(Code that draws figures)
------------------------------------------------
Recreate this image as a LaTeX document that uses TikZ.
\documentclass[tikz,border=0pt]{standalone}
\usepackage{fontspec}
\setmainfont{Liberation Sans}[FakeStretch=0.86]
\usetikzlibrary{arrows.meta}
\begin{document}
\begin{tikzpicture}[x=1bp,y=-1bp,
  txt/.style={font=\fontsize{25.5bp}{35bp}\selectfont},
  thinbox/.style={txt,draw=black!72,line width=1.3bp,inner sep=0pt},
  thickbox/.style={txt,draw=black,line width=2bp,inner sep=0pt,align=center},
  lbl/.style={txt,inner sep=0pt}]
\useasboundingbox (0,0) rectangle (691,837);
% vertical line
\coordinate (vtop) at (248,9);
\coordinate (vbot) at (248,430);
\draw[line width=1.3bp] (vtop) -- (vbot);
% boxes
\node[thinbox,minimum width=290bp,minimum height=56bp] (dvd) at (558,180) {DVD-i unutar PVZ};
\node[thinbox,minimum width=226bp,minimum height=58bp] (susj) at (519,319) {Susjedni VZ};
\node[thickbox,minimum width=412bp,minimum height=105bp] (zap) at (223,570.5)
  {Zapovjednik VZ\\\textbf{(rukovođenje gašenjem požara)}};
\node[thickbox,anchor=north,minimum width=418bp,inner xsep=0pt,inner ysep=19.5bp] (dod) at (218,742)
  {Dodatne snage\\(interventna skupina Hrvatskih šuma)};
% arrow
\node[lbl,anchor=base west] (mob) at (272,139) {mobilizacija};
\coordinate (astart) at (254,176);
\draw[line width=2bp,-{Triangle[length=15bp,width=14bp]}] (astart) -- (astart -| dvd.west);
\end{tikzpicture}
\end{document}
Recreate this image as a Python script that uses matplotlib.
------------------------------------------------
Stated problem | Extract all of the material exactly as it is written.

Final answer |
Recreate this image as a LaTeX document that uses TikZ.
\documentclass[tikz,border=0pt]{standalone}
\usepackage{fontspec}
\setmainfont{Liberation Sans}[FakeStretch=0.86]
\usetikzlibrary{arrows.meta}
\begin{document}
\begin{tikzpicture}[x=1bp,y=-1bp,
  txt/.style={font=\fontsize{25.5bp}{35bp}\selectfont},
  thinbox/.style={txt,draw=black!72,line width=1.3bp,inner sep=0pt},
  thickbox/.style={txt,draw=black,line width=2bp,inner sep=0pt,align=center},
  lbl/.style={txt,inner sep=0pt}]
\useasboundingbox (0,0) rectangle (691,837);
% vertical line
\coordinate (vtop) at (248,9);
\coordinate (vbot) at (248,430);
\draw[line width=1.3bp] (vtop) -- (vbot);
% boxes
\node[thinbox,minimum width=290bp,minimum height=56bp] (dvd) at (558,180) {DVD-i unutar PVZ};
\node[thinbox,minimum width=226bp,minimum height=58bp] (susj) at (519,319) {Susjedni VZ};
\node[thickbox,minimum width=412bp,minimum height=105bp] (zap) at (223,570.5)
  {Zapovjednik VZ\\\textbf{(rukovođenje gašenjem požara)}};
\node[thickbox,anchor=north,minimum width=418bp,inner xsep=0pt,inner ysep=19.5bp] (dod) at (218,742)
  {Dodatne snage\\(interventna skupina Hrvatskih šuma)};
% arrow
\node[lbl,anchor=base west] (mob) at (272,139) {mobilizacija};
\coordinate (astart) at (254,176);
\draw[line width=2bp,-{Triangle[length=15bp,width=14bp]}] (astart) -- (astart -| dvd.west);
\end{tikzpicture}
\end{document}
Recreate this image as a Python script that uses matplotlib.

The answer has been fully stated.